What is different, however, is most predictions this time around are overwhelmingly dominated by restraint and caution, mostly because of historically high valuations for American equities.
No surprise thus, the most preferred scenario is for the current bull market driven by AI and large cap growth stocks to broaden out towards lagging cyclicals and smaller cap companies, with Europe and emerging markets ready to narrow the gap with the Almighty USA.
Not everyone is on par with that scenario. Certainly not everyone thinks US markets cannot continue to lead the rest of the world for another year, or longer.
President Trump's America First policy approach draws a long shadow over next year's prospects for non-US markets, with further China stimulus likely on hold until more clarity is gained on US import tariffs.
In Australia, the absence of RBA rate cuts and very little on offer in terms of earnings growth (current consensus 0.9% EPS growth) probably means direction and momentum for the ASX will be even more dependent on what happens in both major global policy centres.

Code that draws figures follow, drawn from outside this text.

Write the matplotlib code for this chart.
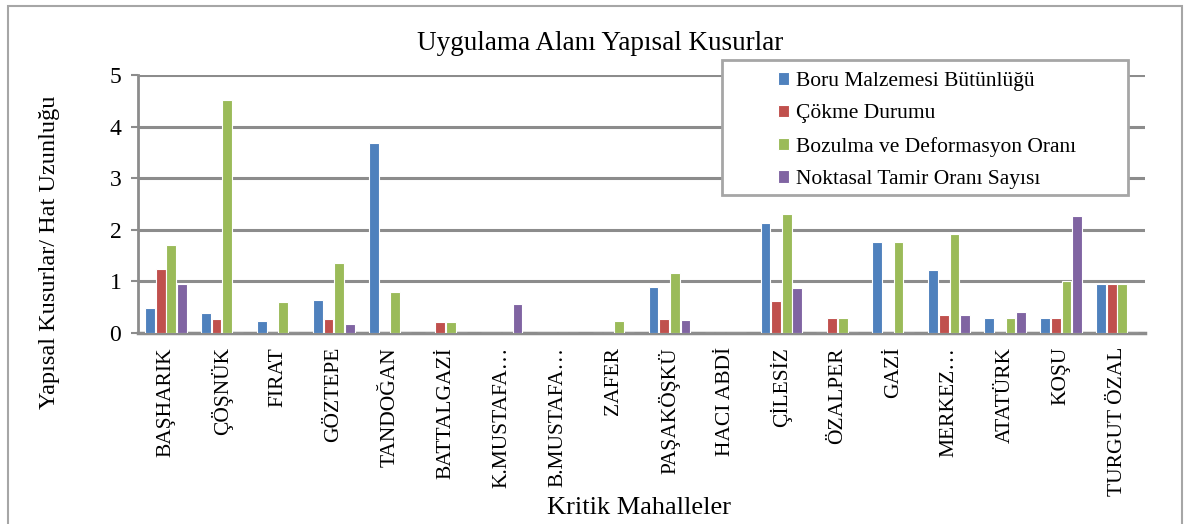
import matplotlib
matplotlib.use("Agg")
import matplotlib.pyplot as plt
from matplotlib.patches import Rectangle
import numpy as np

categories = ["BAŞHARIK", "ÇÖŞNÜK", "FIRAT", "GÖZTEPE", "TANDOĞAN", "BATTALGAZİ",
              "K.MUSTAFA…", "B.MUSTAFA…", "ZAFER", "PAŞAKÖŞKÜ", "HACI ABDİ",
              "ÇİLESİZ", "ÖZALPER", "GAZİ", "MERKEZ…", "ATATÜRK", "KOŞU", "TURGUT ÖZAL"]

boru = [0.48, 0.39, 0.24, 0.63, 3.68, 0.0, 0.0, 0.0, 0.0, 0.89, 0.0,
        2.13, 0.0, 1.76, 1.23, 0.30, 0.29, 0.95]
cokme = [1.25, 0.28, 0.0, 0.28, 0.0, 0.21, 0.0, 0.0, 0.0, 0.27, 0.0,
         0.62, 0.29, 0.0, 0.35, 0.0, 0.29, 0.95]
bozulma = [1.71, 4.52, 0.60, 1.35, 0.80, 0.21, 0.0, 0.0, 0.23, 1.17, 0.0,
           2.31, 0.29, 1.76, 1.92, 0.30, 1.00, 0.95]
noktasal = [0.94, 0.0, 0.0, 0.18, 0.0, 0.0, 0.57, 0.0, 0.0, 0.26, 0.0,
            0.87, 0.0, 0.0, 0.35, 0.41, 2.27, 0.0]

series_names = ["Boru Malzemesi Bütünlüğü", "Çökme Durumu",
                "Bozulma ve Deformasyon Oranı", "Noktasal Tamir Oranı Sayısı"]
colors = ["#4F81BD", "#C0504D", "#9BBB59", "#8064A2"]

plt.rcParams['font.family'] = ['Liberation Serif', 'DejaVu Serif']

W, H = 1187, 524
fig = plt.figure(figsize=(W / 100, H / 100), dpi=100)

def fx(px):
    return px / W

def fy(py):
    return 1 - py / H

ax = fig.add_axes([fx(138), fy(333), fx(1145) - fx(138), fy(75) - fy(333)])

x = np.arange(len(categories))
step = 0.19
width = 0.175
for i, (vals, c, name) in enumerate(zip([boru, cokme, bozulma, noktasal], colors, series_names)):
    ax.bar(x + (i - 1.5) * step, vals, width=width, color=c, edgecolor="white",
           linewidth=0.8, label=name, zorder=3)

ax.set_xlim(-0.5, len(categories) - 0.5)
ax.set_ylim(0, 5)
ax.set_yticks([0, 1, 2, 3, 4, 5])
ax.yaxis.grid(True, color="#8c8c8c", linewidth=2.2, zorder=0)
ax.set_axisbelow(True)
for s in ["top", "right"]:
    ax.spines[s].set_visible(False)
ax.spines["left"].set_color("#8c8c8c")
ax.spines["left"].set_linewidth(2.0)
ax.spines["bottom"].set_color("#8c8c8c")
ax.spines["bottom"].set_linewidth(2.5)
ax.tick_params(axis="y", colors="#8c8c8c", length=5, width=1.5, labelsize=17,
               labelcolor="black", pad=7)
ax.set_xticks(x)
ax.set_xticklabels(categories, rotation=90, va="top", ha="center", fontsize=15.5)
ax.tick_params(axis="x", length=0, pad=10)

# legend box
fig.patches.append(Rectangle((fx(722), fy(195)), fx(1128) - fx(722), fy(60) - fy(195),
                             transform=fig.transFigure, facecolor="white",
                             edgecolor="#a6a6a6", linewidth=2.0, zorder=5))
handles, labels = ax.get_legend_handles_labels()
leg = fig.legend(handles, labels, loc="upper left", bbox_to_anchor=(fx(763), fy(57)),
                 bbox_transform=fig.transFigure, frameon=False, fontsize=15.5,
                 handlelength=0.5, handleheight=0.5, handletextpad=0.35,
                 labelspacing=0.62, borderpad=0.2)
leg.set_zorder(6)

# outer border
fig.patches.append(Rectangle((fx(8), fy(530)), fx(1182) - fx(8), fy(6) - fy(530),
                             transform=fig.transFigure, facecolor="none",
                             edgecolor="#a6a6a6", linewidth=1.5, zorder=1))

fig.text(fx(600), fy(44), "Uygulama Alanı Yapısal Kusurlar", ha="center", va="center",
         fontsize=19.5)
fig.text(fx(50), fy(252), "Yapısal Kusurlar/ Hat Uzunluğu", ha="center", va="center",
         rotation=90, fontsize=17.5)
fig.text(fx(639), fy(508), "Kritik Mahalleler", ha="center", va="center", fontsize=19)

fig.savefig("out.png", dpi=100)
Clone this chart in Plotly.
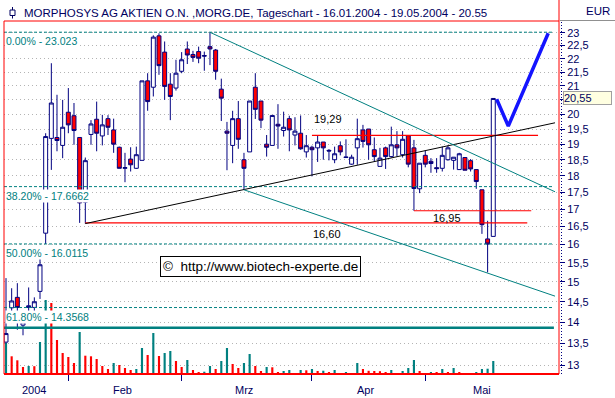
import math
import plotly.graph_objects as go

# ---------------- data ----------------
title_text = "MORPHOSYS AG AKTIEN O.N. ,MORG.DE, Tageschart - 16.01.2004 - 19.05.2004 - 20.55"
currency = "EUR"
last_price = 20.55
last_price_text = "20,55"

open_ = [13.53, 14.35, 14.61, 13.93, 14.36, 14.36, 14.76, 16.31, 19.19, 19.22,
         18.96, 20.07, 19.95, 19.22, 17.20, 19.32, 19.83, 19.27, 19.85, 19.47,
         18.90, 18.23, 18.52, 18.23, 18.48, 21.18, 20.95, 22.88, 22.25, 21.06,
         20.92, 21.53, 22.37, 22.16, 22.27, 22.12, 22.46, 22.33, 20.88, 19.43,
         18.96, 19.85, 18.50, 18.75, 20.95, 20.46, 19.00, 18.96, 19.66, 19.45,
         19.85, 19.30, 19.36, 18.75, 18.90, 18.88, 19.07, 18.80, 18.50, 18.95,
         18.59, 18.36, 18.88, 19.47, 19.50, 18.82, 18.29, 18.88, 18.60, 18.98,
         18.66, 19.28, 18.88, 17.60, 18.64, 18.45, 18.25, 18.23, 18.50, 18.48,
         18.19, 18.57, 18.47, 18.19, 17.57, 16.15, 16.22]
high = [15.10, 14.84, 14.97, 14.25, 14.86, 14.61, 15.63, 19.36, 21.83, 20.68,
        20.50, 20.92, 20.39, 19.22, 18.57, 19.80, 20.44, 19.98, 19.97, 19.85,
        18.92, 18.72, 18.90, 18.92, 21.18, 21.46, 22.90, 22.98, 22.66, 21.46,
        21.96, 22.25, 22.66, 22.30, 22.46, 22.27, 23.02, 22.37, 21.26, 19.74,
        20.12, 20.46, 18.72, 20.46, 21.46, 20.46, 19.30, 19.96, 20.35, 20.09,
        19.95, 19.90, 19.96, 19.30, 18.95, 19.30, 19.07, 18.84, 18.92, 19.09,
        19.16, 18.66, 19.85, 19.64, 19.50, 19.22, 18.88, 18.92, 19.58, 19.43,
        19.43, 19.28, 19.14, 18.39, 18.79, 18.55, 18.55, 18.92, 18.96, 18.58,
        18.72, 18.57, 18.52, 18.19, 17.57, 16.66, 20.55]
low = [13.50, 13.98, 13.82, 13.69, 13.98, 13.98, 14.57, 16.01, 18.18, 18.77,
       18.55, 19.36, 18.98, 16.60, 16.58, 18.98, 18.77, 18.96, 19.30, 18.72,
       18.23, 17.80, 18.13, 18.21, 18.48, 20.12, 20.62, 21.40, 20.50, 19.80,
       20.83, 21.46, 21.80, 21.88, 21.83, 21.55, 21.76, 21.22, 19.77, 18.17,
       18.39, 18.85, 17.57, 18.75, 19.84, 19.53, 18.60, 18.96, 18.85, 19.25,
       18.77, 18.96, 18.82, 18.57, 17.98, 18.43, 18.50, 18.48, 18.39, 18.64,
       18.56, 18.34, 18.34, 18.89, 18.50, 18.45, 18.29, 18.21, 18.57, 18.60,
       18.57, 18.26, 16.95, 17.47, 18.26, 18.09, 18.09, 18.13, 18.47, 18.19,
       18.19, 18.17, 18.13, 17.60, 16.29, 15.25, 16.22]
close = [13.73, 14.52, 14.36, 14.01, 14.40, 14.50, 15.45, 19.25, 20.39, 19.12,
         19.56, 19.64, 19.45, 17.18, 18.47, 19.67, 19.36, 19.64, 19.56, 19.00,
         18.23, 18.25, 18.34, 18.66, 21.18, 20.44, 22.83, 21.74, 20.98, 20.62,
         21.46, 21.96, 22.14, 22.05, 22.02, 22.10, 22.37, 21.53, 20.56, 19.36,
         19.85, 19.16, 18.23, 20.46, 20.17, 19.80, 18.90, 19.96, 19.60, 19.56,
         19.47, 19.43, 18.85, 18.95, 18.82, 19.07, 18.88, 18.78, 18.69, 18.75,
         18.57, 18.58, 19.18, 19.09, 18.98, 18.60, 18.55, 18.60, 18.98, 18.88,
         19.16, 18.36, 17.61, 18.39, 18.36, 18.38, 18.22, 18.64, 18.88, 18.58,
         18.69, 18.17, 18.21, 17.82, 16.55, 16.01, 20.55]
# volume in thousand shares (estimated)
volume = [310, 177, 137, 70, 80, 78, 320, 740, 710, 340,
          210, 170, 110, 420, 183, 177, 150, 80, 50, 110,
          90, 60, 40, 50, 260, 190, 410, 180, 210, 230,
          130, 70, 140, 40, 20, 23, 80, 50, 130, 260,
          100, 60, 110, 200, 80, 30, 70, 67, 20, 30,
          40, 10, 40, 37, 50, 30, 33, 20, 40, 10,
          20, 10, 110, 50, 32, 30, 28, 20, 40, 10,
          30, 60, 140, 30, 10, 13, 11, 50, 20, 60,
          20, 10, 5, 12, 50, 53, 130]

month_labels = ["2004", "Feb", "Mrz", "Apr", "Mai"]
month_starts = [0, 11, 31, 54, 74]
month_ends = [11, 31, 54, 74, 95]

price_ticks = [13, 13.5, 14, 14.5, 15, 15.5, 16, 16.5, 17, 17.5, 18, 18.5,
               19, 19.5, 20, 20.5, 21, 21.5, 22, 22.5, 23]
price_tick_text = ["13", "13,5", "14", "14,5", "15", "15,5", "16", "16,5", "17", "17,5",
                   "18", "18,5", "19", "19,5", "20", "", "21", "21,5", "22", "22,5", "23"]

fib_levels = [23.023, 17.6662, 16.0115, 14.3568]
fib_labels = ["0.00% - 23.023", "38.20% - 17.6662", "50.00% - 16.0115", "61.80% - 14.3568"]
base_level = 13.87

support_levels = [19.29, 16.95, 16.60]
support_start = [54, 72, 14]
support_end = [93.9, 92.7, 92.0]
support_text = ["19,29", "16,95", "16,60"]
support_text_x = [56.8, 77.8, 56.7]
support_text_shift = [16, -7, -11]

trend_x = [14, 96.9]
trend_y = [16.58, 19.71]
channel_upper_x = [36, 96.9]
channel_upper_y = [23.02, 17.51]
channel_lower_x = [42, 96.9]
channel_lower_y = [17.57, 14.64]
forecast_x = [86.6, 88.65, 95.7]
forecast_y = [20.52, 19.60, 22.98]

watermark = "©  http://www.biotech-experte.de"

# ---------------- styling ----------------
NAVY = "#000080"
TXT = "#000060"
TEAL = "#008080"
RED = "#ff0000"
FONT = "Liberation Sans, Arial, sans-serif"

W, H = 615, 398
ML, MR, MT, MB = 4, 56, 21, 24
PW, PH = W - ML - MR, H - MT - MB
X_LO, X_HI = -0.353, 97.6
X_LINE_END = 96.7
P_LO, P_HI = 12.81, 23.47
VOL_MAX = 3530


def px(xp):
    return (xp - ML) / PW


def py(yp):
    return (H - MB - yp) / PH


idx = list(range(len(close)))
vol_colors = [TEAL] + [TEAL if volume[i] > volume[i - 1] else RED for i in range(1, len(volume))]

fig = go.Figure()

fig.add_trace(go.Bar(x=idx, y=volume, width=0.38, marker=dict(color=vol_colors, line=dict(width=0)),
                     yaxis="y", showlegend=False, hoverinfo="skip"))

fig.add_trace(go.Candlestick(
    x=idx, open=open_, high=high, low=low, close=close, yaxis="y2",
    increasing=dict(line=dict(color=NAVY, width=1), fillcolor="white"),
    decreasing=dict(line=dict(color=NAVY, width=1), fillcolor=RED),
    whiskerwidth=0, showlegend=False))


def line(xs, ys, color, width, dash="solid"):
    fig.add_trace(go.Scatter(x=xs, y=ys, mode="lines", yaxis="y2",
                             line=dict(color=color, width=width, dash=dash),
                             showlegend=False, hoverinfo="skip"))


for lv in fib_levels:
    line([X_LO, X_LINE_END], [lv, lv], TEAL, 1, "3px,2px")
line([X_LO, X_LINE_END], [base_level, base_level], TEAL, 2.5)
for lv, s, e in zip(support_levels, support_start, support_end):
    line([s, e], [lv, lv], RED, 1.2)
line(trend_x, trend_y, "black", 1)
line(channel_upper_x, channel_upper_y, TEAL, 1)
line(channel_lower_x, channel_lower_y, TEAL, 1)
line(forecast_x, forecast_y, "#1414ff", 3.5)

ann = []
ann.append(dict(text=title_text, x=px(22), y=py(13), xref="paper", yref="paper",
                xanchor="left", yanchor="middle", showarrow=False,
                font=dict(family=FONT, size=11.5, color=TXT)))
ann.append(dict(text=currency, x=px(598), y=py(11), xref="paper", yref="paper",
                xanchor="center", yanchor="middle", showarrow=False,
                font=dict(family=FONT, size=11.5, color=TXT)))
ann.append(dict(text=last_price_text, x=px(563), y=math.log10(last_price), xref="paper", yref="y2",
                xanchor="left", yanchor="middle", showarrow=False, align="left", width=47,
                bgcolor="#ffffe1", bordercolor="#a0a0a0", borderwidth=1, borderpad=0,
                font=dict(family=FONT, size=11, color=TXT)))
for lv, lab in zip(fib_levels, fib_labels):
    ann.append(dict(text=lab, x=px(5), y=math.log10(lv), xref="paper", yref="y2",
                    xanchor="left", yanchor="middle", yshift=-9, showarrow=False,
                    bgcolor="white", borderpad=0,
                    font=dict(family=FONT, size=10.5, color=TEAL)))
for lv, t, tx, sh in zip(support_levels, support_text, support_text_x, support_text_shift):
    ann.append(dict(text=t, x=tx, y=math.log10(lv), xref="x", yref="y2",
                    xanchor="center", yanchor="middle", yshift=sh, showarrow=False,
                    font=dict(family=FONT, size=11, color="black")))
ann.append(dict(text=watermark, x=px(260), y=py(266), xref="paper", yref="paper",
                xanchor="center", yanchor="middle", showarrow=False,
                bgcolor="white", bordercolor="black", borderwidth=1, borderpad=2,
                font=dict(family=FONT, size=13.5, color="black")))
for lab, s, e in zip(month_labels, month_starts, month_ends):
    ann.append(dict(text=lab, x=(s + e - 1) / 2, y=0, xref="x", yref="paper",
                    xanchor="center", yanchor="middle", yshift=-16, showarrow=False,
                    font=dict(family=FONT, size=11, color=TXT)))

shapes = [
    dict(type="line", xref="paper", yref="paper", x0=0, x1=0, y0=0, y1=1, line=dict(color=RED, width=1)),
    dict(type="line", xref="paper", yref="paper", x0=1, x1=1, y0=0, y1=py(0), line=dict(color=RED, width=1)),
    dict(type="line", xref="paper", yref="paper", x0=0, x1=1, y0=1, y1=1, line=dict(color=RED, width=1)),
    dict(type="line", xref="paper", yref="paper", x0=0, x1=1, y0=0, y1=0, line=dict(color=RED, width=2)),
    dict(type="line", xref="paper", yref="paper", x0=px(561.5), x1=px(561.5), y0=0, y1=py(21),
         line=dict(color=NAVY, width=1, dash="1px,2px")),
    dict(type="line", xref="paper", yref="paper", x0=px(560), x1=px(615), y0=py(20.5), y1=py(20.5),
         line=dict(color="#909090", width=1)),
    dict(type="line", xref="paper", yref="paper", x0=px(12.5), x1=px(12.5), y0=py(18.5), y1=py(7),
         line=dict(color=TXT, width=1)),
    dict(type="rect", xref="paper", yref="paper", x0=px(10), x1=px(15), y0=py(15.5), y1=py(10),
         line=dict(color=TXT, width=1), fillcolor="white"),
]

fig.update_layout(
    width=W, height=H,
    margin=dict(l=ML, r=MR, t=MT, b=MB, pad=0),
    paper_bgcolor="white", plot_bgcolor="white",
    showlegend=False, boxgap=0.3, boxgroupgap=0,
    xaxis=dict(range=[X_LO, X_HI], tickvals=month_starts[1:], ticks="outside", ticklen=6,
               tickcolor=NAVY, showticklabels=False, showgrid=False, zeroline=False,
               showline=False, rangeslider=dict(visible=False), fixedrange=True),
    yaxis=dict(range=[0, VOL_MAX], visible=False, fixedrange=True),
    yaxis2=dict(overlaying="y", side="right", type="log",
                range=[math.log10(P_LO), math.log10(P_HI)],
                tickvals=price_ticks, ticktext=price_tick_text, ticks="outside", ticklen=5,
                tickcolor=NAVY, tickfont=dict(family=FONT, size=11, color=TXT),
                showgrid=True, gridcolor="#b4b4b4", griddash="1px,3px", gridwidth=1,
                zeroline=False, showline=False, fixedrange=True),
    annotations=ann, shapes=shapes,
)

fig.write_html("out.html", config={"displayModeBar": False},
               post_script="document.body.style.margin='0px';document.body.style.padding='0px';")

While many a forecaster feels uncomfortable with current valuations for US equities, the lack of earnings growth in Australia doesn't make the local market any cheaper, with similar observations being made about the local banks.
So what should investors expect? Is the future upside from central bank rate reductions and from AI-driven productivity already reflected in this year's share market rally? Will Donald Trump's additional stimulus reverse the bond market and crash today's multiples? Are import tariffs the poison that ends global momentum?